- Born: 15 July 1898 Reims, France
- Died: 7 March 1993 (aged 94) Epernay, France
- Occupation: Architect

= Jacques Herbé =

French architect and urban planner

Félix Paul Jacques Herbé (15 July 1898 – 7 March 1993) was a French architect and urban planner.

Born in Reims, he was the older brother of Paul Herbé. The two siblings partnered with Robert Camelot to form a study that operated between 1933 and 1941. They made significant contributions to the city of Beaune, with varying degrees of success. The School for Young Girls they designed still stands and has been registered as a heritage site, while their 1938 outdoor auditorium was demolished in 1954 by the mayor who had commissioned it, in large part due to poor acoustics.

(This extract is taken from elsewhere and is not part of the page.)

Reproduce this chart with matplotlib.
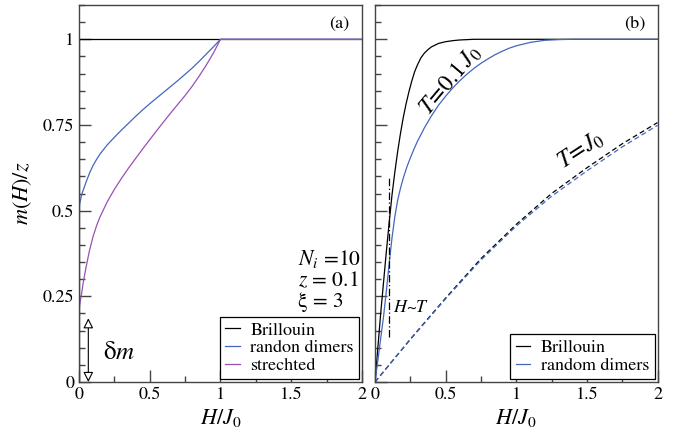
import numpy as np
import matplotlib
matplotlib.use('Agg')
import matplotlib.pyplot as plt
from matplotlib.ticker import MultipleLocator

plt.rcParams['font.family'] = ['STIXGeneral', 'DejaVu Serif']
plt.rcParams['mathtext.fontset'] = 'stix'

# (a) zero temperature magnetization curves
h_a = [0, 0.005, 0.01, 0.02, 0.03, 0.05, 0.075, 0.1, 0.125, 0.15, 0.2, 0.25, 0.3, 0.35, 0.4,
       0.45, 0.5, 0.55, 0.6, 0.65, 0.7, 0.75, 0.8, 0.85, 0.9, 0.95, 1.0, 2.0]
m_dimers_a = [0.5, 0.52, 0.53, 0.548, 0.56, 0.583, 0.61, 0.632, 0.65, 0.666, 0.692, 0.714, 0.735, 0.755, 0.775,
              0.794, 0.812, 0.829, 0.846, 0.863, 0.88, 0.898, 0.916, 0.936, 0.957, 0.978, 1.0, 1.0]
m_stretched_a = [0.2, 0.225, 0.238, 0.262, 0.29, 0.335, 0.385, 0.425, 0.457, 0.483, 0.526, 0.562, 0.594, 0.624, 0.652,
                 0.68, 0.707, 0.734, 0.76, 0.786, 0.811, 0.836, 0.863, 0.893, 0.925, 0.96, 1.0, 1.0]
h_brill_a = [0, 0, 2]
m_brill_a = [0, 1, 1]

# (b) T = 0.1 J0
h_brill_low = [0, 0.02, 0.04, 0.06, 0.08, 0.1, 0.12, 0.14, 0.16, 0.18, 0.2, 0.22, 0.24, 0.26, 0.28,
               0.3, 0.325, 0.35, 0.375, 0.4, 0.45, 0.5, 0.55, 0.6, 0.7, 0.8, 2.0]
m_brill_low = [0, 0.1, 0.2, 0.29, 0.38, 0.465, 0.545, 0.612, 0.672, 0.725, 0.772, 0.812, 0.847, 0.878, 0.905,
               0.925, 0.946, 0.96, 0.97, 0.978, 0.988, 0.993, 0.996, 0.998, 1.0, 1.0, 1.0]
h_dimers_low = [0, 0.02, 0.04, 0.06, 0.08, 0.1, 0.12, 0.14, 0.16, 0.18, 0.2, 0.225, 0.25, 0.275, 0.3,
                0.35, 0.4, 0.45, 0.5, 0.55, 0.6, 0.65, 0.7, 0.75, 0.8, 0.85, 0.9, 0.95, 1.0,
                1.1, 1.2, 1.3, 1.4, 2.0]
m_dimers_low = [0, 0.063, 0.127, 0.19, 0.265, 0.345, 0.42, 0.482, 0.53, 0.565, 0.595, 0.627, 0.654, 0.679, 0.702,
                0.742, 0.777, 0.808, 0.834, 0.858, 0.879, 0.898, 0.915, 0.93, 0.943, 0.955, 0.965, 0.974, 0.981,
                0.991, 0.997, 0.999, 1.0, 1.0]

# (b) T = J0
h_high = [0, 0.25, 0.5, 0.75, 1.0, 1.25, 1.5, 1.75, 2.0]
m_brill_high = [0, 0.125, 0.245, 0.36, 0.46, 0.55, 0.625, 0.695, 0.757]
m_dimers_high = [0, 0.124, 0.243, 0.356, 0.455, 0.542, 0.616, 0.686, 0.749]

blue = '#4466bb'
purple = '#9a4fb5'
spine_col = '#444444'

fig = plt.figure(figsize=(6.82, 4.4), dpi=100)
ax1 = fig.add_axes([0.1158, 0.1318, 0.415, 0.8568])
ax2 = fig.add_axes([0.5499, 0.1318, 0.4142, 0.8568])


def style_axes(ax):
    ax.set_xlim(0, 2)
    ax.set_ylim(0, 1.1)
    ax.xaxis.set_major_locator(MultipleLocator(0.5))
    ax.xaxis.set_minor_locator(MultipleLocator(0.25))
    ax.yaxis.set_major_locator(MultipleLocator(0.25))
    ax.yaxis.set_minor_locator(MultipleLocator(0.05))
    ax.set_xticks([0, 0.5, 1, 1.5, 2])
    ax.set_xticklabels(['0', '0.5', '1', '1.5', '2'])
    ax.tick_params(which='both', direction='in', top=False, right=False, color=spine_col, labelsize=13)
    ax.tick_params(which='major', length=8.6, width=1.0)
    ax.tick_params(which='minor', length=4.5, width=1.0)
    for s in ax.spines.values():
        s.set_color(spine_col)
        s.set_linewidth(1.0)
    ax.set_xlabel(r'$H/J_0$', fontsize=16, labelpad=3)


style_axes(ax1)
style_axes(ax2)

ax1.plot(h_brill_a, m_brill_a, color='black', lw=0.9, label='Brillouin')
ax1.plot(h_a, m_dimers_a, color=blue, lw=0.9, label='randon dimers')
ax1.plot(h_a, m_stretched_a, color=purple, lw=0.9, label='strechted')
ax1.set_yticks([0, 0.25, 0.5, 0.75, 1])
ax1.set_yticklabels(['0', '0.25', '0.5', '0.75', '1'])
ax1.set_ylabel(r'$m(H)/z$', fontsize=16, labelpad=6)
ax1.text(1.84, 1.045, '(a)', fontsize=13, ha='center', va='center')
ax1.text(1.55, 0.36, r'$N_i$ =10', fontsize=15.5, ha='left', va='center')
ax1.text(1.55, 0.295, r'$z$ = 0.1', fontsize=15.5, ha='left', va='center')
ax1.text(1.55, 0.232, 'ξ = 3', fontsize=15.5, ha='left', va='center')
ax1.annotate('', xy=(0.066, 0.0), xytext=(0.066, 0.186),
             arrowprops=dict(arrowstyle='<|-|>', fc='white', ec='black', lw=0.8,
                             mutation_scale=15, shrinkA=0, shrinkB=0))
ax1.text(0.17, 0.085, 'δ$m$', fontsize=18, ha='left', va='center')
leg1 = ax1.legend(loc='lower right', fontsize=13, handlelength=0.8, handletextpad=0.6,
                  labelspacing=0.05, borderpad=0.3, borderaxespad=0.15, fancybox=False,
                  framealpha=1)
leg1.get_frame().set_edgecolor('black')
leg1.get_frame().set_linewidth(0.9)

dash = (0, (4, 2.5))
ax2.plot(h_brill_low, m_brill_low, color='black', lw=0.9, label='Brillouin')
ax2.plot(h_dimers_low, m_dimers_low, color=blue, lw=0.9, label='random dimers')
ax2.plot(h_high, m_brill_high, color='black', lw=0.9, linestyle=dash)
ax2.plot(h_high, m_dimers_high, color=blue, lw=0.9, linestyle=dash)
ax2.plot([0.1, 0.1], [0.13, 0.6], color='black', lw=0.9, linestyle=(0, (6, 2, 1, 2)))
ax2.set_yticks([0, 0.25, 0.5, 0.75, 1])
ax2.set_yticklabels([])
ax2.text(1.84, 1.045, '(b)', fontsize=13, ha='center', va='center')
ax2.text(0.54, 0.88, r'$T\!=\!0.1\,J_0$', fontsize=17, rotation=50, ha='center', va='center')
ax2.text(1.46, 0.676, r'$T\!=\!J_0$', fontsize=17, rotation=33, ha='center', va='center')
ax2.text(0.125, 0.215, r'$H$~$T$', fontsize=13, ha='left', va='center')
leg2 = ax2.legend(loc='lower right', fontsize=13, handlelength=0.8, handletextpad=0.6,
                  labelspacing=0.05, borderpad=0.3, borderaxespad=0.15, fancybox=False,
                  framealpha=1)
leg2.get_frame().set_edgecolor('black')
leg2.get_frame().set_linewidth(0.9)

plt.savefig('out.png', dpi=100)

Jacques Herbé occasionally contributed to his brother's burgeoning international career, and co-designed the Pavillon de la manufacture de Sèvre for the 1937 Paris World's Fair.

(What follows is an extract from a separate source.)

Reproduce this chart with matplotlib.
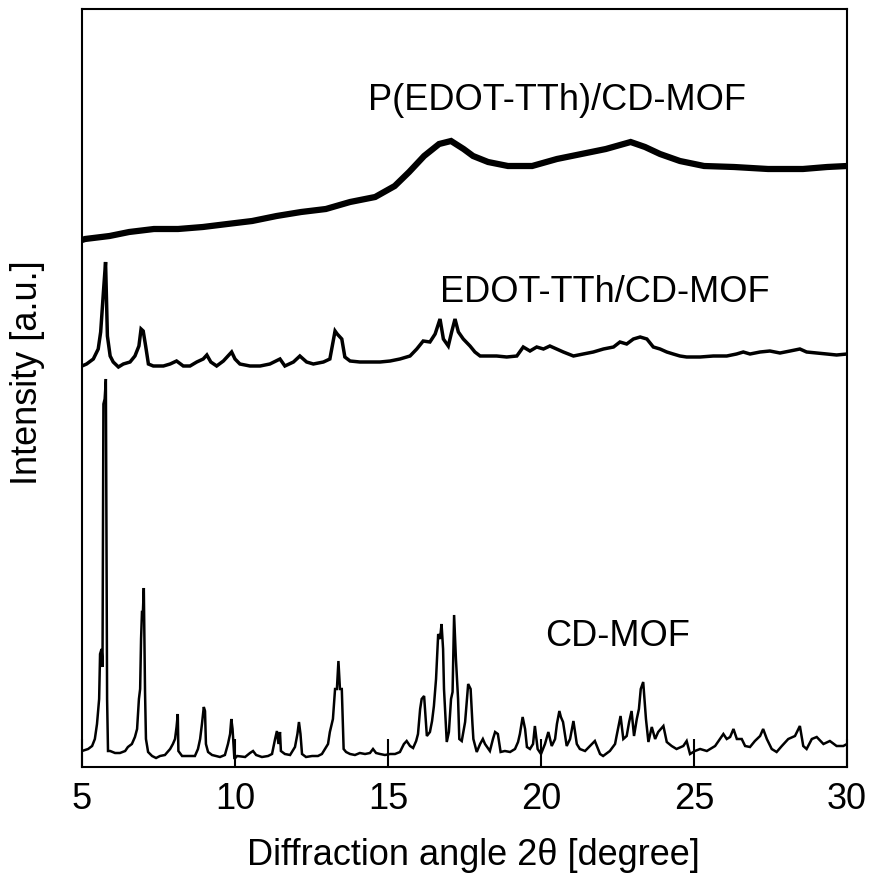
import matplotlib
matplotlib.use("Agg")
import matplotlib.pyplot as plt

plt.rcParams['font.family'] = ['Liberation Sans', 'DejaVu Sans']

# ---------------- data (2θ in degree, intensity in a.u.) ----------------
cd_mof_2theta = [
    5.00, 5.20, 5.33, 5.42, 5.49, 5.56, 5.59, 5.64, 5.67, 5.70, 5.74, 5.78, 5.82, 5.85,
    5.92, 6.08, 6.24, 6.41, 6.50, 6.63, 6.73, 6.80, 6.86, 6.90, 6.93, 6.96, 6.99, 7.02,
    7.04, 7.06, 7.09, 7.16, 7.29, 7.42, 7.55, 7.71, 7.88, 7.97, 8.04, 8.09, 8.13, 8.15,
    8.27, 8.53, 8.69, 8.79, 8.86, 8.92, 8.98, 9.02, 9.05, 9.12, 9.25, 9.51, 9.67, 9.77,
    9.84, 9.88, 9.92, 9.95, 9.98, 10.07, 10.33, 10.49, 10.59, 10.69, 10.88, 11.08, 11.21,
    11.31, 11.37, 11.42, 11.47, 11.50, 11.63, 11.80, 11.96, 12.04, 12.09, 12.14, 12.19,
    12.32, 12.52, 12.71, 12.84, 12.94, 13.04, 13.10, 13.20, 13.27, 13.33, 13.38, 13.43,
    13.49, 13.55, 13.63, 13.76, 13.92, 14.08, 14.25, 14.41, 14.51, 14.61, 14.74, 14.90,
    15.07, 15.23, 15.39, 15.52, 15.61, 15.72, 15.82, 15.92, 15.98, 16.05, 16.10, 16.18,
    16.23, 16.27, 16.37, 16.44, 16.50, 16.57, 16.64, 16.70, 16.75, 16.80, 16.83, 16.92,
    16.99, 17.06, 17.11, 17.16, 17.22, 17.29, 17.33, 17.41, 17.52, 17.62, 17.70, 17.76,
    17.79, 17.90, 18.01, 18.10, 18.17, 18.33, 18.43, 18.50, 18.59, 18.68, 18.82, 18.99,
    19.15, 19.25, 19.31, 19.40, 19.48, 19.54, 19.64, 19.74, 19.80, 19.89, 20.00, 20.13,
    20.24, 20.35, 20.46, 20.52, 20.60, 20.65, 20.72, 20.84, 20.95, 21.06, 21.17, 21.27,
    21.44, 21.60, 21.76, 21.93, 22.03, 22.25, 22.42, 22.47, 22.60, 22.69, 22.80, 22.88,
    22.96, 23.04, 23.13, 23.20, 23.26, 23.34, 23.43, 23.51, 23.62, 23.73, 23.83, 24.00,
    24.11, 24.27, 24.43, 24.65, 24.76, 24.87, 25.03, 25.20, 25.42, 25.69, 25.85, 25.96,
    26.07, 26.18, 26.29, 26.40, 26.56, 26.67, 26.83, 26.99, 27.16, 27.26, 27.38, 27.54,
    27.70, 27.87, 28.08, 28.30, 28.46, 28.57, 28.68, 28.85, 29.01, 29.23, 29.44, 29.66,
    29.88, 30.00,
]
cd_mof_intensity = [
    16, 18, 21, 28, 43, 68, 113, 118, 100, 363, 368, 388, 68, 16,
    16, 14, 14, 16, 20, 23, 30, 38, 68, 78, 128, 155, 155, 179,
    128, 75, 28, 15, 11, 9, 11, 12, 18, 23, 28, 40, 53, 16,
    11, 11, 11, 18, 28, 43, 60, 56, 23, 15, 12, 10, 12, 23,
    33, 48, 38, 23, 8, 11, 10, 14, 16, 12, 10, 11, 13,
    28, 36, 23, 35, 16, 13, 12, 20, 33, 45, 33, 13,
    10, 11, 11, 13, 18, 23, 35, 48, 78, 78, 106, 78,
    78, 18, 15, 13, 12, 14, 13, 14, 18, 14, 13, 12,
    13, 13, 15, 23, 26, 21, 19, 26, 33, 58, 68, 71,
    48, 31, 35, 46, 61, 88, 133, 128, 143, 118, 78, 25,
    35, 68, 75, 152, 108, 68, 28, 26, 45, 83, 78, 43,
    28, 15, 23, 28, 23, 16, 28, 35, 33, 15, 16, 15,
    18, 25, 33, 50, 38, 20, 18, 23, 41, 18, 13, 23,
    35, 21, 28, 43, 56, 50, 45, 21, 28, 46, 23, 18,
    16, 21, 26, 13, 11, 16, 23, 31, 51, 28, 31, 45,
    56, 31, 48, 58, 78, 85, 48, 25, 40, 28, 35, 41,
    25, 21, 18, 21, 26, 13, 16, 18, 16, 21, 28, 33,
    28, 30, 38, 28, 28, 21, 20, 26, 31, 38, 28, 18,
    15, 21, 28, 31, 41, 21, 18, 28, 30, 23, 26, 21,
    21, 23,
]

edot_2theta = [
    5.00, 5.15, 5.37, 5.53, 5.61, 5.70, 5.77, 5.83, 5.92, 6.02, 6.19, 6.35, 6.57, 6.73,
    6.86, 6.93, 7.00, 7.08, 7.17, 7.33, 7.66, 7.88, 8.09, 8.31, 8.53, 8.75, 8.96, 9.08,
    9.21, 9.40, 9.62, 9.89, 10.00, 10.16, 10.49, 10.82, 11.14, 11.47, 11.63, 11.91, 12.12,
    12.34, 12.56, 12.89, 13.10, 13.27, 13.34, 13.49, 13.59, 13.76, 14.08, 14.41, 14.74,
    15.07, 15.39, 15.72, 15.94, 16.15, 16.37, 16.54, 16.70, 16.81, 16.97, 17.08, 17.19,
    17.30, 17.46, 17.68, 17.84, 18.01, 18.23, 18.55, 18.88, 19.21, 19.42, 19.64, 19.86,
    20.08, 20.29, 20.51, 20.73, 21.06, 21.38, 21.71, 22.04, 22.37, 22.58, 22.80, 23.02,
    23.24, 23.46, 23.67, 23.89, 24.11, 24.32, 24.54, 24.76, 25.20, 25.63, 26.07, 26.39,
    26.61, 26.83, 27.16, 27.48, 27.81, 28.14, 28.46, 28.68, 29.01, 29.34, 29.66, 30.00,
]
edot_intensity = [
    3, 5, 10, 20, 37, 77, 107, 33, 13, 7, 2, 5, 7, 13,
    23, 40, 38, 23, 5, 3, 3, 5, 8, 3, 3, 7, 10, 14,
    7, 3, 8, 17, 10, 5, 3, 3, 5, 10, 3, 7, 13,
    7, 5, 7, 10, 38, 35, 30, 12, 8, 7, 7, 7,
    8, 10, 13, 20, 28, 27, 35, 50, 30, 23, 37, 50,
    37, 30, 23, 17, 13, 13, 13, 12, 13, 22, 18, 22,
    20, 23, 20, 17, 13, 15, 17, 20, 22, 27, 25, 30,
    32, 30, 22, 20, 17, 15, 13, 12, 12, 13, 13, 15,
    17, 15, 17, 18, 16, 18, 20, 17, 16, 15, 14, 15,
]

poly_2theta = [
    5.00, 5.10, 5.90, 6.54, 7.35, 8.14, 8.95, 9.75, 10.56, 11.36, 12.16, 12.97, 13.76,
    14.58, 15.22, 15.69, 16.18, 16.67, 17.06, 17.47, 17.78, 18.27, 18.92, 19.71, 20.52,
    21.32, 22.12, 22.93, 23.40, 23.89, 24.54, 25.33, 26.31, 27.42, 28.56, 29.35, 30.00,
]
poly_intensity = [
    4, 5, 8, 12, 15, 15, 17, 20, 23, 28, 32, 35, 42,
    47, 58, 72, 88, 100, 103, 95, 88, 82, 78, 78, 85,
    90, 95, 102, 97, 90, 83, 78, 77, 75, 75, 77, 78,
]

series_labels = ["CD-MOF", "EDOT-TTh/CD-MOF", "P(EDOT-TTh)/CD-MOF"]
series_offsets = [0, 398, 523]
label_pos = [(22.5, 131), (22.09, 476), (20.52, 668)]
x_ticks = [5, 10, 15, 20, 25, 30]

# ---------------- figure ----------------
fig = plt.figure(figsize=(8.71, 8.79), dpi=100)
ax = fig.add_axes([82 / 871, 1 - 768 / 879, 765 / 871, 758 / 879])

xs = [cd_mof_2theta, edot_2theta, poly_2theta]
ys = [cd_mof_intensity, edot_intensity, poly_intensity]
lws = [1.8, 2.5, 4.5]
for x, y, off, lw in zip(xs, ys, series_offsets, lws):
    ax.plot(x, [v + off for v in y], color="black", lw=lw, solid_joinstyle="miter")

for lab, (lx, ly) in zip(series_labels, label_pos):
    ax.text(lx, ly, lab, fontsize=26, ha="center", va="center")

ax.set_xlim(5, 30)
ax.set_ylim(0, 758)
ax.set_xticks(x_ticks)
ax.set_xticklabels([str(t) for t in x_ticks])
ax.set_yticks([])
ax.tick_params(axis="x", direction="in", length=20, width=1.5, labelsize=26, pad=10)
for s in ax.spines.values():
    s.set_linewidth(1.5)

ax.set_xlabel("Diffraction angle 2θ [degree]", fontsize=26)
ax.xaxis.set_label_coords(0.512, -0.092)
ax.set_ylabel("Intensity [a.u.]", fontsize=26)
ax.yaxis.set_label_coords(-0.048, 0.522)

fig.savefig("out.png", dpi=100)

The partnership was broken up by the outbreak of World War II, after which Paul Herbé moved on to tackle international projects at Bernard Zehrfuss' Paris agency. Jacques Herbé remained based in Reims. Among his most visible works were two of the area's sporting venues: a new building at the historic Tennis Club de Reims, which replaced the original built by Édouard Redont and destroyed during the war, and the Bocquaine Pool and Ice Rink, co-designed with Jean-Claude Dondel and Roger Dhuit.